LE 7H50 de Driss El Moudni : « Si on continue, on va créer de la confrontation »
Accepter les différences et respecter la loi. C’est le message du président du Conseil régional du culte musulman, Driss El Moudni, qui réagit après l’agression de deux fidèles à la mosquée de Bayonne.
Objectif Gard : Lundi soir, un membre du Rassemblement national a tiré sur deux fidèles de la mosquée de Bayonne. Comment réagissez-vous ?
Driss El Moudni : Pour être franc, je n’ai pas été étonné. Depuis des semaines, les responsables politiques parlent de l’islam, du voile… C’était trop. Certains élus veulent parler parce qu’il y en a un qui a parlé. La parole politique, à mon avis, n’est plus exacte. Elle ne sort pas du cœur, c’est du cinéma pour plaire aux autres.
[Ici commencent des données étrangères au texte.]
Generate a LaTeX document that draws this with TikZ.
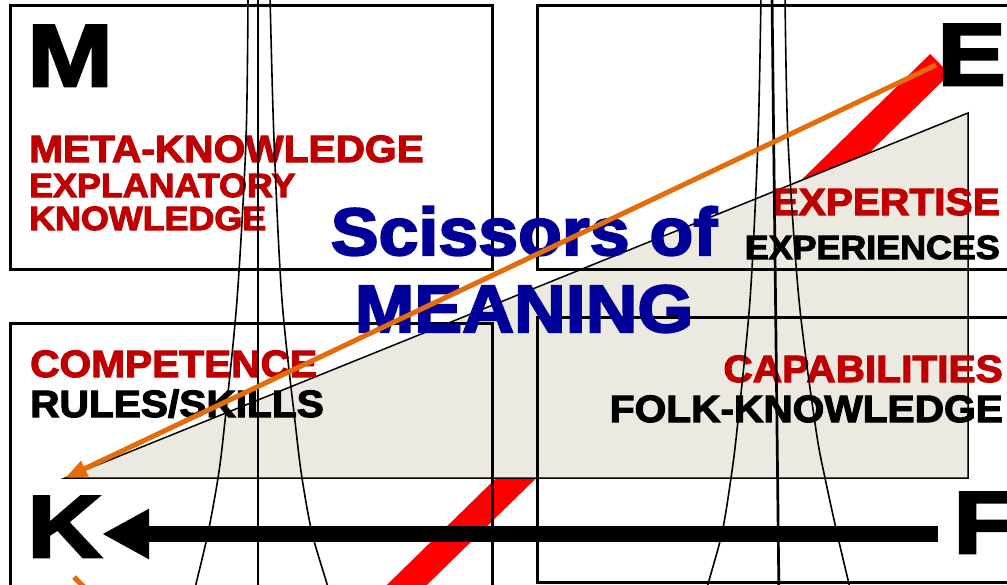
\documentclass[tikz,border=0pt]{standalone}
\usepackage{fontspec}
\newfontfamily\heavyfont{Liberation Sans}[FakeStretch=1.07,BoldFeatures={FakeBold=3}]
\newfontfamily\letterfont{Liberation Sans}[FakeStretch=1.17,BoldFeatures={FakeBold=3}]
\usepackage{tikz}
\usetikzlibrary{arrows.meta}
\definecolor{textred}{RGB}{192,0,0}
\definecolor{titleblue}{RGB}{0,0,153}
\definecolor{wedgebeige}{RGB}{236,233,224}
\definecolor{pathorange}{RGB}{228,108,10}

\begin{document}
\begin{tikzpicture}[x=1pt,y=-1pt,
   box/.style={draw,line width=3pt},
   lbl/.style={inner sep=0pt,anchor=base west,font=\heavyfont\bfseries\fontsize{38}{38}\selectfont},
   lblr/.style={lbl,anchor=base east},
   letter/.style={lbl,font=\letterfont\bfseries\fontsize{88}{88}\selectfont},
   small/.style={lbl,font=\heavyfont\bfseries\fontsize{33.5}{33.5}\selectfont},
   ttl/.style={lbl,anchor=base,text=titleblue,font=\heavyfont\bfseries\fontsize{67}{67}\selectfont},
   blade/.style={line width=1.6pt},
   pivot/.style={line width=2.7pt}]
  \useasboundingbox (0,0) rectangle (1007,584);
  \clip (0,0) rectangle (1007,584);
  \coordinate (wedgeK) at (65,478);
  \coordinate (wedgeF) at (968,478);
  \coordinate (wedgeE) at (968,113);
  \coordinate (redtop) at (940,64);
  \coordinate (redend) at (371,620);
  \coordinate (orangestart) at (936,65);
  \coordinate (arrowstart) at (938,534);
  \coordinate (arrowtip) at (102,534);
  \coordinate (stubA) at (74,577);
  \coordinate (stubB) at (95,598);
  \draw[red,line width=28pt] (redtop) -- (redend);
  \draw[fill=wedgebeige,line width=1.5pt,line join=miter] (wedgeK) -- (wedgeE) -- (wedgeF) -- cycle;
  \draw[box] (10,5) rectangle (492,269);
  \draw[box] (537,5) rectangle (1020,269);
  \draw[box] (10,323) rectangle (492,600);
  \draw[box] (537,317) rectangle (1020,582);
  \node[letter] (lblM) at (27,86) {M};
  \node[letter] (lblE) at (937,85) {E};
  \node[letter] (lblK) at (27,557) {K};
  \node[letter] (lblF) at (953,553) {F};
  \node[lbl,text=textred] (meta) at (29,162) {META-KNOWLEDGE};
  \node[small,text=textred] (expl) at (29,197) {EXPLANATORY};
  \node[small,text=textred] (know) at (29,230) {KNOWLEDGE};
  \node[lblr,text=textred] (expertise) at (1000,215) {EXPERTISE};
  \node[lblr,font=\heavyfont\bfseries\fontsize{33.5}{33.5}\selectfont] (experiences) at (1000,259) {EXPERIENCES};
  \node[lbl,text=textred] (competence) at (30,377) {COMPETENCE};
  \node[lbl] (rules) at (30,417) {RULES/SKILLS};
  \node[lblr,text=textred] (capabilities) at (1003,382) {CAPABILITIES};
  \node[lblr] (folk) at (1003,422) {FOLK-KNOWLEDGE};
  \node[ttl] (title) at (524,255) {Scissors of};
  \node[ttl] (meaning) at (524,332) {MEANING};
  \draw[pivot] (258,-5) -- (258,600);
  \draw[blade] plot[smooth] coordinates {(248,-5) (246,140) (237,300) (224,430) (218,478) (208,533) (196,584) (192,600)};
  \draw[blade] plot[smooth] coordinates {(270,-5) (274,140) (282,300) (296,430) (302,478) (312,533) (327,584) (331,600)};
  \draw[pivot] (772,-5) -- (779,600);
  \draw[blade] plot[smooth] coordinates {(761,-5) (758,140) (750,300) (737,430) (731,478) (722,533) (708,584) (704,600)};
  \draw[blade] plot[smooth] coordinates {(785,-5) (788,140) (799,300) (816,430) (825,478) (837,533) (849,584) (853,600)};
  \draw[line width=16pt,-{Triangle[length=47pt,width=47pt]}] (arrowstart) -- (arrowtip);
  \draw[pathorange,line width=5pt,-{Triangle[length=22pt,width=16pt]}] (orangestart) -- (wedgeK);
  \draw[pathorange,line width=5pt] (stubA) -- (stubB);
\end{tikzpicture}
\end{document}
Ça créé de la division et de la méfiance, alors qu’au contraire, notre rôle devrait être de rassembler pour pouvoir vivre ensemble.
Comment la communauté musulmane du Gard a-t-elle réagi ? Y-a-t-il eu de la peur ou au contraire, une affirmation encore plus forte des convictions ?
Des gens ont appelé, ils ne savaient pas vraiment ce qu'il s'était passé. Certains fidèles ont voulu manifester… Pour moi, ça ne sert à rien, ce n’est pas le problème. Vous savez, plus on tape sur l’islam, plus des gens vont entrer dans l’islam. Si on continue sur ce chemin, on va créer de la confrontation.
Pourquoi manifester ne sert à rien, selon vous ?
Ça crée plus de zizanie qu’autre chose. Il y a la loi, elle doit être respectée par tous que l’on soit musulman, catholique, protestant ou athée. Tenez, quand on brûle un feu rouge, les points sautent pour tout le monde ! Aujourd’hui, les responsables politiques doivent dire clairement ce qu’ils veulent.
Aujourd’hui la loi interdit le port du foulard dans les écoles et administrations publiques. Faut-il aller plus loin ?
Les musulmans respectent la loi et ceux qui ne le font pas sont fautifs. Seulement dans la rue, on ne peut pas empêcher les gens de s’habiller comme ils veulent. C’est la même chose lorsque l’on invite une personne, en référence à la maman qui accompagnait les enfants au Conseil régional de Bourgogne-Franche-Comté. La laïcité permet de créer un espace où tout le monde trouve son compte. Or aujourd’hui, certains veulent s’affirmer et n’acceptent pas que les autres fassent de même.
Que ce soit d’un côté ou de l’autre, n’observe-t-on pas une radicalisation de notre société ? Le week-end dernier, un élu Rassemblement national Yoann Gillet a été agressé à Nîmes…
Ce mot radicalisé est bon pour tout. Alors oui, on se radicalise dans la politique, la religion ou même dans notre comportement au quotidien. À propos de M.Gillet, c’est de la haine gratuite. On ne peut pas taper, blesser ou tuer quelqu’un parce qu’il est différent. Si nous ne sommes pas d’accord, il y a la justice.
Enfin, d’après vous, comment lutter contre ces formes de radicalités ?
Les gens sont libres et différents. En France, on a la chance d’avoir ce multiculturalisme. Seulement, ce ne peut être une richesse que si nous la considérons comme telle. Dans notre république, il y a des lois à respecter. Ce sont les mêmes pour tout le monde. Aussi, il faut lutter contre les inégalités. Quand on regarde les musulmans tassés dans les quartiers, confrontés au problème du chômage... C’est un problème. Quand on veut que les gens s’intègrent il faut les accepter. Ce n’est pas en leur tapant dessus que ça va marcher.